Now, all of that being said, the reason I normally don't choose to blog about the hard stuff anymore? I'm so lucky. And I know it. But isn't it okay to know that you're lucky, that you have a great little girl, that you have a wonderful family...and things are still hard sometimes? I think so. And you know...everyone needs their feelings validated sometimes (right, Shelly?) so what's hard in your life right now?
5 comments:
Thanks for joining me in being real! ;) A huge, "I'm with ya" on almost all of those baby things. Oh, and yes, our kids are awesome and one day when they come back and read this when they are mommies Aubrey and Kennedy will know that they aren't alone in hard days either!
Hugs, my dear friend. If I can help in any way, let me know.
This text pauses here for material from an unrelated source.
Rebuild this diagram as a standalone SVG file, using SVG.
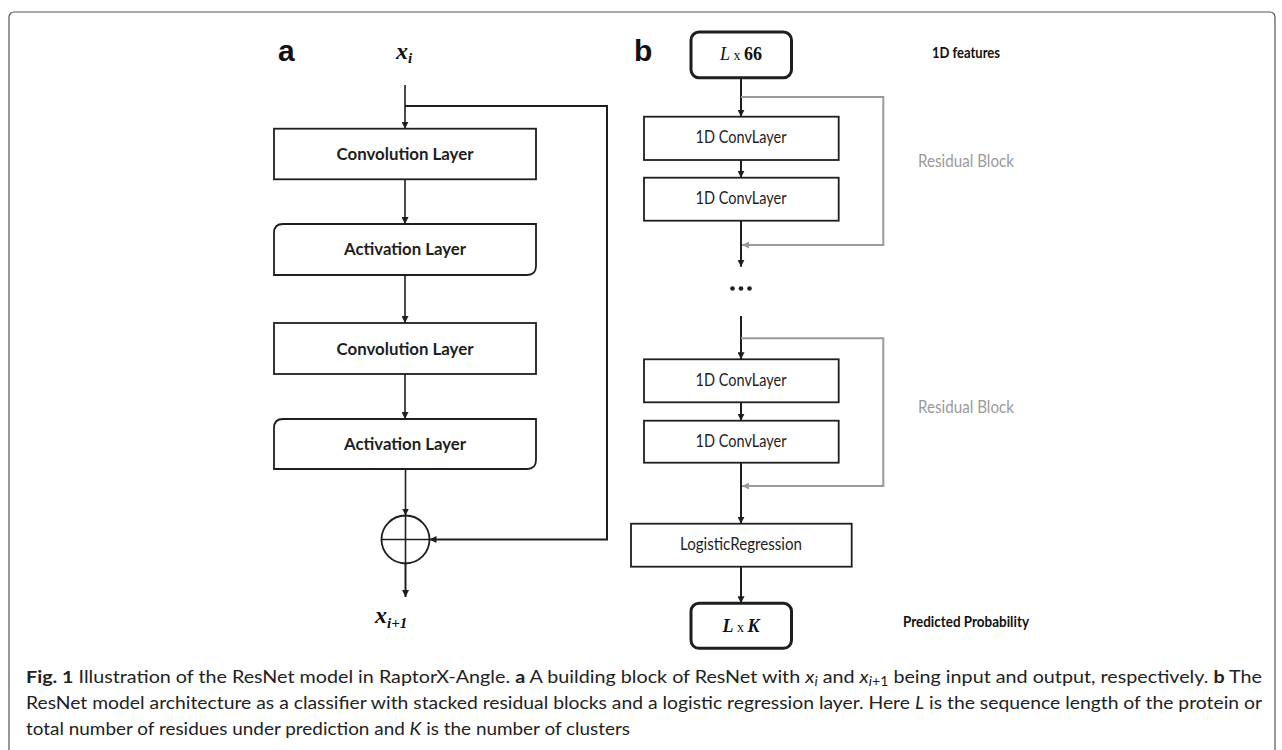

And keep in mind you can hold all of this over Kennedy's head one day when she decides to tick you off...and can understand why it's a problem ;)
Oh the constant "on" as a mom and every other role we fulfill throughout the day.
Honestly, it sometimes infuriates me when all I 'see' are put-together, smiling moms with well-behaved kid(s) or a constantly smiling, content baby. I turn into one of my kids with a need to melt-down. And then I have to check-myself.
It's hard; staying in the present, *trying* to plan ahead, doing the best we can for our kiddos... Honestly, the biggest lesson I've learned from my experiences thus far: this is our life and our children, we will know best and make decisions for our family with the most appropriate and relevant information. And we just pray and keep loving them as best as possible!
My biggest crazy hard parts of parenting: avoiding illnesses, actually communicating with anyone outside of the child-realm without interruption, and having a clean home.
Thanks for sharing- and making every other parent smile in understanding while reading<3
You're doing great, Ash! :) You and Ace are doing a wonderful job raising Kennedy, and while it is always in your nature to worry, never forget that you're fantastic and your daughter is going to grow up and be amazing just like you! :D
Great Blog and Great comments! And yes, I do remember those times! Love you!